Um despacho do juiz Vinicius Castrequini Bufulin, da Comarca de Fernandópolis, que indeferiu pedido de adiamento do julgamento do advogado Edilberto Donizete Pinato, inicialmente marcado para 9 de outubro, suscitou uma interessante polêmica nos anais forenses.
Ocorre que Alberto Zacharias Toron, advogado que defende Pinato, requereu o adiamento do julgamento porque a data estabelecida coincide com o Dia do Perdão judaico, e Toron é adepto do judaísmo.
Por entender que o Estado brasileiro é laico e o serviço público não pode ser comprometido por questões religiosas, Bufulin indeferiu o pedido. Toron impetrou habeas corpus no Tribunal de Justiça de São Paulo e obteve liminar, despachada pelo desembargador Luiz Carlos de Souza Lourenço dia 3 de outubro.
A questão redundou em artigo publicado no último dia 4 na conceituada revista Consultor Jurídico, transcrito abaixo.
Júri em Fernandópolis é adiado para não coincidir com feriado judaico
por Priscyla Costa
O Estado é laico, mas o cidadão não necessariamente. Por isso, data de audiência, júri ou qualquer outro procedimento em que seja necessária a presença do advogado pode ser remarcado caso coincida com comemoração religiosa do credo do defensor.
O argumento é do advogado Alberto Zacharias Toron e foi aceito pelo desembargador Luís Carlos de Souza Lourenço, da 8ª Câmara Criminal do Tribunal de Justiça de São Paulo, para determinar que o juiz de Fernandópolis (SP) remarque o julgamento pelo Júri de um réu acusado de homicídio simples, marcado inicialmente para o dia 9 de outubro.
Toron, que é judeu, fez uma petição ao juiz explicando que nesse dia não poderia fazer a defesa em Plenário, por ser Dia do Perdão, o Yom Kippur, a data mais importante e sagrada do calendário religioso judaico. O juiz indeferiu o adiamento sob o argumento de que a Justiça é laica e os servidores públicos não têm porque interromper seus trabalhos em razão de feriados religiosos.
O advogado entrou com pedido de Habeas Corpus no TJ paulista. Alegou que ainda que o Estado seja laico, os cidadãos não o são necessariamente. Ademais, o Estado é laico, mas protege a liberdade de crença. Segundo Toron, a Constituição Federal não só garante em seu artigo 5º, caput, a igualdade, como afirma ser inviolável a liberdade de consciência e de crença, sendo assegurado o livre exercício dos cultos religiosos e garantida, na forma da lei, a proteção aos locais de culto e a suas liturgias.
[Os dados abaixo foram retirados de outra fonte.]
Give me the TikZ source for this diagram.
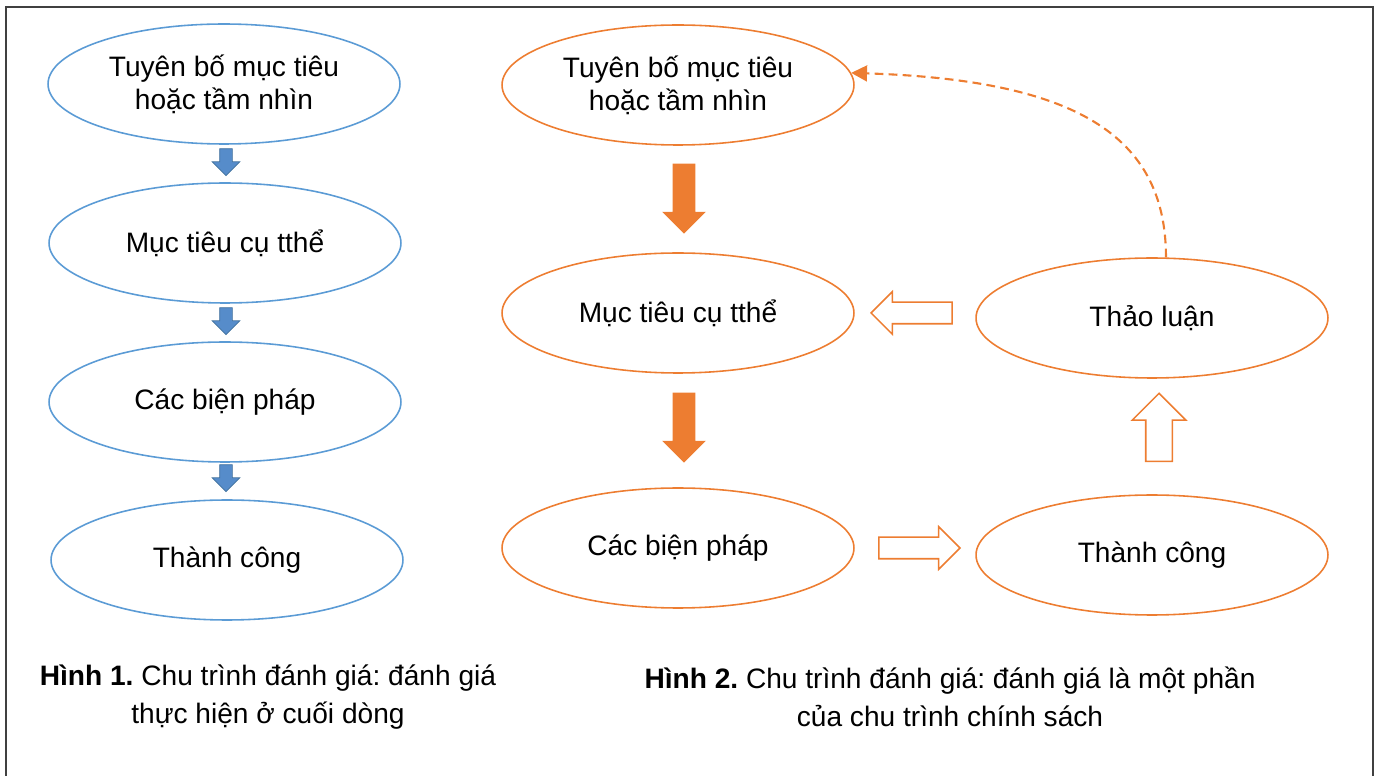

Abuso do poder de decidir que não se pode admitir. O Estado é laico, mas as pessoas não necessariamente. Estado Democrático de Direito que respeita a religião de cada um, sustentou Toron.
Ao contrário do afirmado pelo magistrado, o funcionamento do serviço público, se altera sim conforme as datas cristãs existentes em nosso calendário. Não é à toa, só para citar dois exemplos, que o Poder Judiciário não trabalha na Sexta Feira Santa e no Natal. Porque tais feriados religiosos justificam a suspensão do expediente forense e o dia de Yom Kippur, que para o impetrante tem significação religiosa da maior importância não pode levar ao mero adiamento de um julgamento, que, com a devida venia, não causará qualquer prejuízo à ação penal?, questionou Toron.
O criminalista ainda lembrou que foi contratado por seu cliente para cuidar de sua defesa no Plenário e que há claro desrespeito ao princípio da ampla defesa. O desembargador Lourenço acolheu o argumento. O adiamento do julgamento pelo Tribunal do Júri a pedido da defesa é perfeitamente possível a teor do que se depreende do artigo 456 do Código de Processo Penal, decidiu. Segundo esse artigo, se a falta, sem escusa legítima, for do advogado do acusado, e se outro não for por este constituído, o fato será imediatamente comunicado ao presidente da seccional da Ordem dos Advogados do Brasil, com a data designada para a nova sessão.